First, we calculate the nationwide proportional “swing” (i.e., the change in outcome for a party between two elections) between the 2017 election result and each of our simulation results. For example, the CDU/CSU had won 30.2% of the second votes in 2017. If the CDU/CSU now has 25% in a simulation result of our model, that is 5.2 percentage points less than in 2017, or proportionally -17.2% (note the difference between percentages and percentage points).
We then transfer this proportional swing to the constituency results (converted to constituencies for 2021) of 2017, obtaining simulated distributions of second votes in each of the 299 constituencies. For example, if the CDU/CSU had 50% of the second votes in a constituency in 2017, it is now 41.4% with the assumption of proportional swing. If the CDU/CSU had only 35% of the second votes in another constituency in 2017, it is now still 28.9%. We calculate this swing for all parties, all constituencies and all simulation runs.

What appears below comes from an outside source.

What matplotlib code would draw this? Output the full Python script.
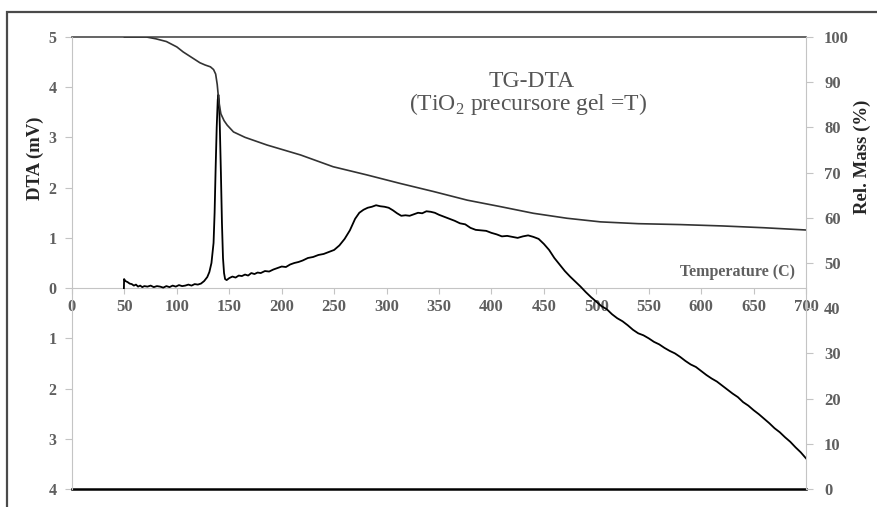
import matplotlib
matplotlib.use("Agg")
import matplotlib.pyplot as plt
from matplotlib.patches import Rectangle

plt.rcParams['font.family'] = ['Liberation Serif', 'DejaVu Serif']
plt.rcParams['mathtext.fontset'] = 'custom'
plt.rcParams['mathtext.rm'] = 'Liberation Serif'

## DTA signal (mV)
dta_temp = [49.5, 49.7, 51, 53, 55, 57, 59, 61, 63, 65, 67, 69, 72, 75, 78, 81, 84, 87, 90, 93,
            96, 99, 102, 105, 108, 111, 114, 117, 120, 123, 126, 129, 131, 133, 135, 136, 137, 138,
            139, 139.6, 140.3, 141, 142, 143, 144, 145, 146, 147.5, 150, 153, 156, 159, 162, 165,
            168, 171, 174, 177, 180, 184, 188, 192, 196, 200, 204, 208, 212, 216, 220, 225, 230,
            235, 240, 245, 250, 255, 260, 265, 270, 274, 278, 282, 286, 290, 294, 298, 302, 306,
            310, 314, 318, 322, 326, 330, 334, 338, 342, 346, 350, 355, 360, 365, 370, 375, 380,
            385, 390, 395, 400, 405, 410, 415, 420, 425, 430, 435, 440, 445, 450, 455, 460, 465,
            470, 475, 480, 485, 490, 495, 500, 505, 510, 515, 520, 525, 530, 535, 540, 545, 550,
            555, 560, 565, 570, 575, 580, 585, 590, 595, 600, 605, 610, 615, 620, 625, 630, 635,
            640, 645, 650, 655, 660, 665, 670, 675, 680, 685, 690, 695, 700]
dta_mv = [0.0, 0.18, 0.14, 0.12, 0.09, 0.08, 0.05, 0.07, 0.03, 0.05, 0.02, 0.04, 0.03, 0.05, 0.02,
          0.04, 0.03, 0.01, 0.04, 0.02, 0.05, 0.03, 0.06, 0.04, 0.05, 0.07, 0.05, 0.08, 0.07, 0.09,
          0.14, 0.22, 0.32, 0.5, 0.9, 1.5, 2.4, 3.2, 3.75, 3.85, 3.7, 3.2, 2.3, 1.3, 0.6, 0.3, 0.18,
          0.16, 0.2, 0.23, 0.21, 0.25, 0.24, 0.27, 0.25, 0.3, 0.28, 0.31, 0.3, 0.34, 0.33, 0.37,
          0.4, 0.43, 0.42, 0.47, 0.5, 0.52, 0.55, 0.6, 0.62, 0.66, 0.68, 0.72, 0.76, 0.85, 0.98,
          1.15, 1.38, 1.5, 1.56, 1.6, 1.62, 1.65, 1.63, 1.62, 1.6, 1.55, 1.49, 1.44, 1.45, 1.44,
          1.47, 1.5, 1.49, 1.53, 1.52, 1.5, 1.46, 1.42, 1.38, 1.34, 1.29, 1.27, 1.2, 1.16, 1.15,
          1.14, 1.1, 1.07, 1.03, 1.04, 1.02, 1.0, 1.03, 1.05, 1.02, 0.98, 0.88, 0.76, 0.6, 0.47,
          0.34, 0.23, 0.13, 0.03, -0.08, -0.18, -0.27, -0.36, -0.42, -0.52, -0.6, -0.66, -0.74,
          -0.83, -0.9, -0.94, -1.0, -1.07, -1.12, -1.19, -1.25, -1.3, -1.37, -1.45, -1.52, -1.57,
          -1.65, -1.73, -1.8, -1.86, -1.94, -2.02, -2.1, -2.17, -2.27, -2.34, -2.43, -2.51, -2.6,
          -2.69, -2.79, -2.87, -2.97, -3.06, -3.17, -3.27, -3.39]

## TG curve, relative mass (%)
tg_temp = [50, 60, 71, 80, 90, 100, 106, 114, 122, 127, 132, 135, 137, 138.5, 139.5, 140.5, 142,
           145, 148, 154, 165, 186, 218, 249, 281, 313, 345, 377, 408, 440, 472, 504, 540, 580,
           620, 660, 700]
tg_mass = [100, 100, 100, 99.6, 99.0, 97.8, 96.7, 95.5, 94.3, 93.8, 93.4, 92.8, 91.8, 89.5, 87,
           85, 83, 81.5, 80.5, 79, 77.8, 76.1, 73.9, 71.3, 69.5, 67.6, 65.8, 63.9, 62.5, 61.0,
           59.9, 59.1, 58.7, 58.5, 58.2, 57.8, 57.3]

x_ticks = list(range(0, 701, 50))
dta_ticks = [5, 4, 3, 2, 1, 0, -1, -2, -3, -4]
dta_tick_labels = ['5', '4', '3', '2', '1', '0', '1', '2', '3', '4']
mass_ticks = list(range(0, 101, 10))

tick_col = '#5f5f5f'
axis_col = '#c4c4c4'

fig = plt.figure(figsize=(8.77, 5.07), dpi=100)
fig.patches.append(Rectangle((7/877, -0.1), 1.2, 1 - 12/507 + 0.1, transform=fig.transFigure,
                             fill=False, ec='#4a4a4a', lw=1.6))

ax = fig.add_axes([72/877, 1 - 489/507, 734/877, 452/507])
ax.set_xlim(0, 700)
ax.set_ylim(-4, 5)
ax.plot(dta_temp, dta_mv, color='black', lw=1.3, zorder=3)

ax.spines['bottom'].set_position(('data', 0))
ax.spines['bottom'].set_color(axis_col)
ax.spines['left'].set_color(axis_col)
ax.spines['top'].set_visible(False)
ax.spines['right'].set_visible(False)
ax.axhline(5, color='#3a3a3a', lw=1.1, clip_on=False)
ax.axhline(-4, color='black', lw=1.8, clip_on=False)

ax.set_xticks(x_ticks)
ax.set_yticks(dta_ticks)
ax.set_yticklabels(dta_tick_labels)
ax.tick_params(axis='x', direction='out', length=4, color=axis_col, pad=4,
               labelsize=12, labelcolor=tick_col)
ax.tick_params(axis='y', direction='out', length=5, color=axis_col, pad=6,
               labelsize=11.5, labelcolor=tick_col)
for lab in ax.get_xticklabels() + ax.get_yticklabels():
    lab.set_fontweight('bold')

ax2 = ax.twinx()
ax2.set_ylim(0, 100)
ax2.plot(tg_temp, tg_mass, color='#333333', lw=1.2, zorder=2)
for s in ['top', 'bottom', 'left']:
    ax2.spines[s].set_visible(False)
ax2.spines['right'].set_color(axis_col)
ax2.set_yticks(mass_ticks)
ax2.tick_params(axis='y', direction='out', length=5, color=axis_col, pad=8,
                labelsize=12, labelcolor=tick_col)
for lab in ax2.get_yticklabels():
    lab.set_fontweight('bold')

fig.text(35/877, 1 - 158/507, 'DTA (mV)', rotation=90, ha='center', va='center',
         fontsize=13.5, fontweight='bold', color='#262626')
fig.text(862/877, 1 - 157/507, 'Rel. Mass (%)', rotation=90, ha='center', va='center',
         fontsize=13.5, fontweight='bold', color='#262626')
fig.text(738/877, 1 - 272/507, 'Temperature (C)', ha='center', va='center',
         fontsize=11.5, fontweight='bold', color=tick_col)
fig.text(532/877, 1 - 82/507, 'TG-DTA', ha='center', va='center',
         fontsize=17, color='#555555')
fig.text(528/877, 1 - 104/507, r'(TiO$_2$ precursore gel =T)', ha='center', va='center',
         fontsize=17, color='#555555')

fig.savefig('out.png', dpi=100)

To get from the second votes in the constituency to first votes, we need another assumption: how do first and second votes in the constituency relate to each other? To do this, we first assume that the ratio of first to second votes in the constituency will be the same as in 2017. We replace this ratio in constituencies where previous constituency winners do not run again with an average candidate from the same party in the same state. We do the same for popular non-winners who do not run again. Thus, we now get simulation distributions for all candidates in each constituency. For each simulation we then get one person who wins the direct mandate in the constituency. To calculate probabilities, we add up the constituency winners of the parties across all simulations and divide the sum by the number of our simulations.
This is also the difference to other constituency forecasts. We can say something about how (in)certain our predictions of the constituency winners:in are. This works because, as described above, we calculate a probability for each of the people running in a constituency to win their constituency.